TASK TO CARRY OUT: In the listing that follows, retype every line from the first through the one containing "centers = [i + 0.5 for i in range(n)]". Pictures are to be left out.
::::
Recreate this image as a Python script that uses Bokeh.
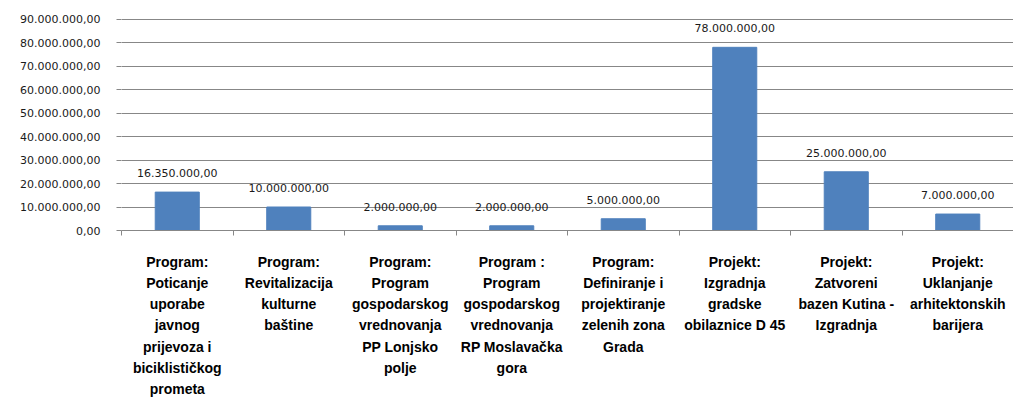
from bokeh.plotting import figure
from bokeh.models import Range1d, FixedTicker, LinearAxis, ColumnDataSource
from bokeh.core.properties import value
from bokeh.embed import file_html
from bokeh.resources import INLINE

categories = [
    "Program:\nPoticanje\nuporabe\njavnog\nprijevoza i\nbiciklističkog\nprometa",
    "Program:\nRevitalizacija\nkulturne\nbaštine",
    "Program:\nProgram\ngospodarskog\nvrednovanja\nPP Lonjsko\npolje",
    "Program :\nProgram\ngospodarskog\nvrednovanja\nRP Moslavačka\ngora",
    "Program:\nDefiniranje i\nprojektiranje\nzelenih zona\nGrada",
    "Projekt:\nIzgradnja\ngradske\nobilaznice D 45",
    "Projekt:\nZatvoreni\nbazen Kutina -\nIzgradnja",
    "Projekt:\nUklanjanje\narhitektonskih\nbarijera",
]
values = [16350000, 10000000, 2000000, 2000000, 5000000, 78000000, 25000000, 7000000]
y_ticks = [0, 10000000, 20000000, 30000000, 40000000, 50000000, 60000000, 70000000, 80000000, 90000000]


def hr(v):
    s = f"{v:,.2f}"
    return s.replace(",", "X").replace(".", ",").replace("X", ".")


n = len(categories)
centers = [i + 0.5 for i in range(n)]

p = figure(width=1013, height=400, output_backend="svg", toolbar_location=None,
           x_range=Range1d(0, n), y_range=Range1d(y_ticks[0], y_ticks[-1] * 1.003),
           min_border_left=121, min_border_right=0, min_border_top=18, min_border_bottom=169)
p.outline_line_color = None
p.background_fill_color = "white"
p.border_fill_color = "white"

src = ColumnDataSource(dict(x=centers, top=values, lab=[hr(v) for v in values]))
p.vbar(x="x", top="top", width=0.395, source=src, fill_color="#4F81BD", line_color="#4F81BD")
p.text(x="x", y="top", text="lab", source=src, text_align="center", text_baseline="bottom",
       y_offset=-15, text_font=value("DejaVu Sans"), text_font_size="11px", text_color="#1a1a1a")

# grid
p.xgrid.visible = False
p.ygrid.ticker = FixedTicker(ticks=y_ticks)
p.ygrid.grid_line_color = "#878787"
p.ygrid.grid_line_width = 1

# y axis
ya = p.yaxis[0]
ya.ticker = FixedTicker(ticks=y_ticks)
ya.major_label_overrides = {t: hr(t) for t in y_ticks}
ya.axis_line_color = None
ya.major_tick_in = 0
ya.major_tick_out = 5
ya.major_tick_line_color = "#878787"
ya.minor_tick_line_color = None
ya.major_label_standoff = 16
ya.major_label_text_font = "DejaVu Sans"
ya.major_label_text_font_size = "11px"
ya.major_label_text_color = "#1a1a1a"

# x axis: boundary ticks
xa = p.xaxis[0]
xa.ticker = FixedTicker(ticks=list(range(0, n + 1)))
xa.major_label_overrides = {i: "" for i in range(0, n + 1)}
xa.major_label_text_font_size = "0px"
xa.major_label_standoff = 0
xa.axis_line_color = "#878787"
xa.major_tick_in = 0
xa.major_tick_out = 5
xa.major_tick_line_color = "#878787"
xa.minor_tick_line_color = None

# category labels
la = LinearAxis(ticker=FixedTicker(ticks=centers),
                major_label_overrides={c: lab for c, lab in zip(centers, categories)})
la.axis_line_color = None
la.major_tick_line_color = None
la.minor_tick_line_color = None
la.major_label_standoff = 12
la.major_label_text_font = "Liberation Sans"
la.major_label_text_font_style = "bold"
la.major_label_text_font_size = "14px"
la.major_label_text_line_height = 1.33
la.major_label_text_color = "#000000"
la.major_label_text_align = "center"
p.add_layout(la, "below")

open("out.html", "w").write(file_html(p, INLINE))
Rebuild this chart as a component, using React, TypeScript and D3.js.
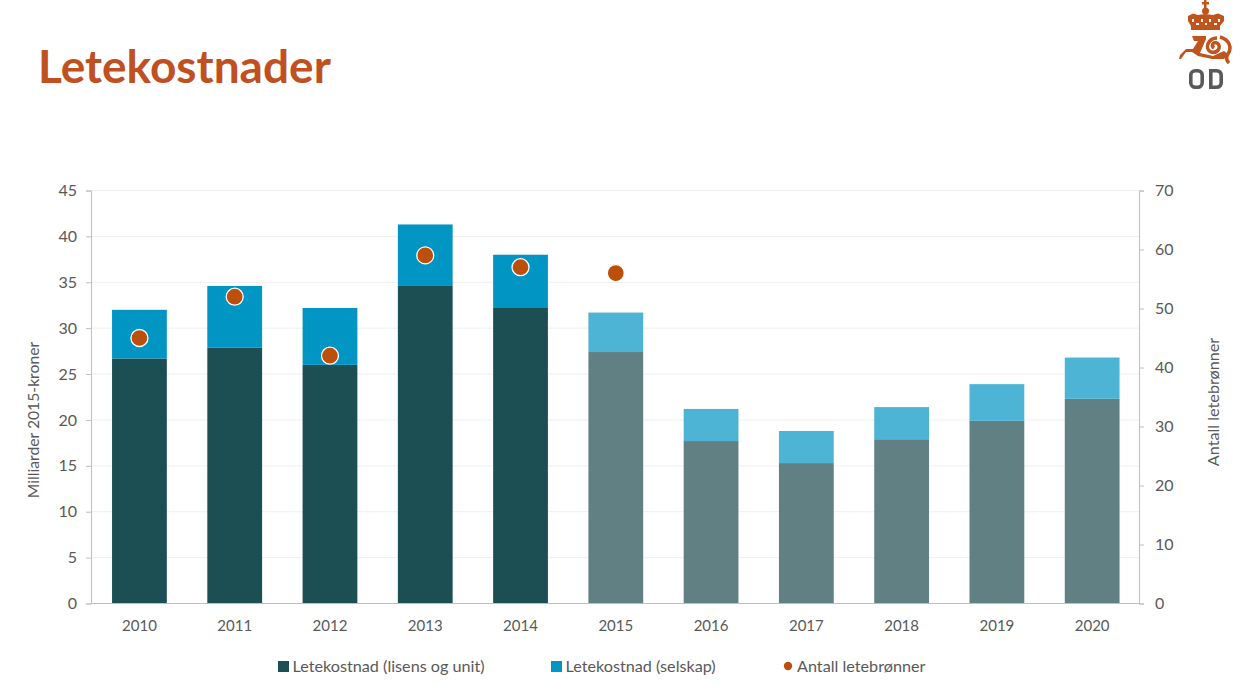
import { useEffect, useRef } from "react";
import * as d3 from "d3";

const years = ["2010", "2011", "2012", "2013", "2014", "2015", "2016", "2017", "2018", "2019", "2020"];
const lisens = [26.7, 27.9, 26.0, 34.6, 32.2, 27.4, 17.7, 15.3, 17.9, 19.9, 22.3];
const selskap = [5.3, 6.7, 6.2, 6.7, 5.8, 4.3, 3.5, 3.5, 3.5, 4.0, 4.5];
const wellYears = ["2010", "2011", "2012", "2013", "2014", "2015"];
const wells = [45, 52, 42, 59, 57, 56];
const forecastFrom = "2015";

const leftTicks = [0, 5, 10, 15, 20, 25, 30, 35, 40, 45];
const rightTicks = [0, 10, 20, 30, 40, 50, 60, 70];

const width = 1243;
const height = 693;
const margin = { top: 190.5, right: 104, bottom: 89.5, left: 91 };
const font = "Lato, 'Noto Sans', sans-serif";
const textColor = "#595959";
const darkColor = "#1c4f54";
const darkFaded = "#608084";
const blueColor = "#0095c3";
const blueFaded = "#4db4d5";
const orange = "#bd4f0c";
const logoOrange = "#c0541c";
const logoGrey = "#58595b";

export default function App() {
  const svgRef = useRef<SVGSVGElement | null>(null);

  useEffect(() => {
    const svg = d3.select(svgRef.current);
    svg.selectAll("*").remove(); // clean before drawing

    const x = d3
      .scaleBand()
      .domain(years)
      .range([margin.left + 0.8, width - margin.right + 0.8])
      .paddingInner(0.425)
      .paddingOuter(0.2125);
    const y = d3.scaleLinear().domain([0, 45]).range([height - margin.bottom, margin.top]);
    const y2 = d3.scaleLinear().domain([0, 70]).range([height - margin.bottom, margin.top]);

    svg
      .append("text")
      .attr("x", 38)
      .attr("y", 83)
      .attr("font-size", 46)
      .attr("font-weight", 700)
      .attr("fill", "#c0501f")
      .text("Letekostnader");

    // gridlines
    svg
      .append("g")
      .selectAll("line")
      .data(leftTicks.slice(1))
      .join("line")
      .attr("x1", margin.left)
      .attr("x2", width - margin.right)
      .attr("y1", (d) => y(d))
      .attr("y2", (d) => y(d))
      .attr("stroke", "#f0f0f0");

    // bars
    const bars = svg.append("g");
    bars
      .selectAll("rect.lisens")
      .data(years)
      .join("rect")
      .attr("class", "lisens")
      .attr("x", (d) => x(d)!)
      .attr("width", x.bandwidth())
      .attr("y", (_, i) => y(lisens[i]))
      .attr("height", (_, i) => y(0) - y(lisens[i]))
      .attr("fill", (d) => (d >= forecastFrom ? darkFaded : darkColor));
    bars
      .selectAll("rect.selskap")
      .data(years)
      .join("rect")
      .attr("class", "selskap")
      .attr("x", (d) => x(d)!)
      .attr("width", x.bandwidth())
      .attr("y", (_, i) => y(lisens[i] + selskap[i]))
      .attr("height", (_, i) => y(lisens[i]) - y(lisens[i] + selskap[i]))
      .attr("fill", (d) => (d >= forecastFrom ? blueFaded : blueColor));

    // axes
    const styleAxis = (g: any) => {
      g.selectAll("path").attr("stroke", "#bfbfbf");
      g.selectAll("line").attr("stroke", "#bfbfbf");
      g.selectAll("text").attr("fill", textColor).attr("font-family", font).attr("font-size", 16);
    };

    svg
      .append("g")
      .attr("transform", `translate(${margin.left},0)`)
      .call(d3.axisLeft(y).tickValues(leftTicks).tickSize(5).tickSizeOuter(5).tickPadding(9))
      .call(styleAxis);
    svg
      .append("g")
      .attr("transform", `translate(${width - margin.right},0)`)
      .call(d3.axisRight(y2).tickValues(rightTicks).tickSize(5).tickSizeOuter(5).tickPadding(11))
      .call(styleAxis);
    svg
      .append("g")
      .attr("transform", `translate(0,${height - margin.bottom})`)
      .call(d3.axisBottom(x).tickSize(0).tickPadding(17))
      .call(styleAxis)
      .call((g: any) => {
        g.select("path.domain").remove();
        g.selectAll("text").attr("font-size", 15);
      });
    svg
      .append("line")
      .attr("x1", margin.left)
      .attr("x2", width - margin.right)
      .attr("y1", y(0))
      .attr("y2", y(0))
      .attr("stroke", "#bfbfbf");

    // axis titles
    svg
      .append("text")
      .attr("transform", "translate(39,420) rotate(-90)")
      .attr("text-anchor", "middle")
      .attr("font-size", 15.7)
      .attr("fill", textColor)
      .text("Milliarder 2015-kroner");
    svg
      .append("text")
      .attr("transform", "translate(1219,402) rotate(-90)")
      .attr("text-anchor", "middle")
      .attr("font-size", 16.2)
      .attr("fill", textColor)
      .text("Antall letebrønner");

    // wells
    svg
      .append("g")
      .selectAll("circle")
      .data(wellYears)
      .join("circle")
      .attr("cx", (d) => x(d)! + x.bandwidth() / 2)
      .attr("cy", (_, i) => y2(wells[i]))
      .attr("r", 8.5)
      .attr("fill", orange)
      .attr("stroke", "#fff")
      .attr("stroke-width", 1.3);

    // legend
    const legend = svg.append("g").attr("font-size", 16.2).attr("fill", textColor);
    const legendItems = [
      { label: "Letekostnad (lisens og unit)", color: darkColor, pos: 278, kind: "rect" },
      { label: "Letekostnad (selskap)", color: blueColor, pos: 551, kind: "rect" },
      { label: "Antall letebrønner", color: orange, pos: 784, kind: "dot" },
    ];
    legendItems.forEach((item) => {
      if (item.kind === "rect") {
        legend
          .append("rect")
          .attr("x", item.pos)
          .attr("y", 661)
          .attr("width", 11)
          .attr("height", 11)
          .attr("fill", item.color);
      } else {
        legend
          .append("circle")
          .attr("cx", item.pos + 4)
          .attr("cy", 666)
          .attr("r", 4.2)
          .attr("fill", item.color);
      }
      legend
        .append("text")
        .attr("x", item.pos + (item.kind === "rect" ? 14.5 : 13))
        .attr("y", 672)
        .text(item.label);
    });

    // logo, crown and lion drawn roughly, with the OD letters below
    const logo = svg.append("g").attr("fill", logoOrange);
    logo.append("rect").attr("x", 1204).attr("y", 0).attr("width", 2.5).attr("height", 8);
    logo.append("rect").attr("x", 1202).attr("y", 2).attr("width", 7).attr("height", 2.5);
    logo.append("circle").attr("cx", 1205.5).attr("cy", 11).attr("r", 3.5);
    logo
      .append("path")
      .attr(
        "d",
        "M1188 16 L1193 13.5 L1198 15 L1205 14 L1213 15 L1218 13.5 L1224 16 L1224 21 L1220 26 L1220 30 L1191 30 L1191 26 L1188 21 Z"
      );
    logo
      .append("path")
      .attr("fill", "#fff")
      .attr(
        "d",
        "M1192 19 h2 v3 h-2 Z M1196 23 h3 v2 h-3 Z M1201 19 h2 v3 h-2 Z M1205 23 h2 v2 h-2 Z M1209 19 h2 v3 h-2 Z M1214 23 h3 v2 h-3 Z M1218 19 h2 v3 h-2 Z"
      );
    logo
      .append("path")
      .attr(
        "d",
        "M1192 36 L1206 36 L1206 39 L1200 53 L1213 56 L1224 51 L1228 54 L1224 59 L1212 59 L1198 56 L1192 52 L1186 52 L1181 59 L1179 59 L1180 55 L1186 49 L1193 49 L1198 41 L1194 41 Z"
      );
    logo
      .append("path")
      .attr("fill", "none")
      .attr("stroke", logoOrange)
      .attr("stroke-width", 3.5)
      .attr("d", "M1214 48 C1211 46 1213 41 1217 43 C1222 46 1218 54 1211 52 C1204 49 1208 38 1217 38");
    logo
      .append("path")
      .attr("fill", "none")
      .attr("stroke", logoOrange)
      .attr("stroke-width", 3.5)
      .attr("d", "M1220 37 C1230 40 1232 48 1228 54 C1226 57 1226 60 1229 63");

    const letters = svg
      .append("g")
      .attr("fill", "none")
      .attr("stroke", logoGrey)
      .attr("stroke-width", 3.6);
    letters
      .append("rect")
      .attr("x", 1190.8)
      .attr("y", 70.8)
      .attr("width", 11.4)
      .attr("height", 16.4)
      .attr("rx", 4.5);
    letters.append("path").attr("d", "M1210.8 70.8 h5.5 c3.5 0 4.9 2 4.9 5 v6.4 c0 3 -1.4 5 -4.9 5 h-5.5 Z");
  }, []);

  return (
    <svg
      ref={svgRef}
      width={width}
      height={height}
      fontFamily={font}
      style={{ position: "absolute", top: 0, left: 0, background: "#fff" }}
      role="img"
      aria-label="Letekostnader"
    ></svg>
  );
}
::::
RIGHT ANSWER:
Recreate this image as a Python script that uses Bokeh.
from bokeh.plotting import figure
from bokeh.models import Range1d, FixedTicker, LinearAxis, ColumnDataSource
from bokeh.core.properties import value
from bokeh.embed import file_html
from bokeh.resources import INLINE

categories = [
    "Program:\nPoticanje\nuporabe\njavnog\nprijevoza i\nbiciklističkog\nprometa",
    "Program:\nRevitalizacija\nkulturne\nbaštine",
    "Program:\nProgram\ngospodarskog\nvrednovanja\nPP Lonjsko\npolje",
    "Program :\nProgram\ngospodarskog\nvrednovanja\nRP Moslavačka\ngora",
    "Program:\nDefiniranje i\nprojektiranje\nzelenih zona\nGrada",
    "Projekt:\nIzgradnja\ngradske\nobilaznice D 45",
    "Projekt:\nZatvoreni\nbazen Kutina -\nIzgradnja",
    "Projekt:\nUklanjanje\narhitektonskih\nbarijera",
]
values = [16350000, 10000000, 2000000, 2000000, 5000000, 78000000, 25000000, 7000000]
y_ticks = [0, 10000000, 20000000, 30000000, 40000000, 50000000, 60000000, 70000000, 80000000, 90000000]


def hr(v):
    s = f"{v:,.2f}"
    return s.replace(",", "X").replace(".", ",").replace("X", ".")


n = len(categories)
centers = [i + 0.5 for i in range(n)]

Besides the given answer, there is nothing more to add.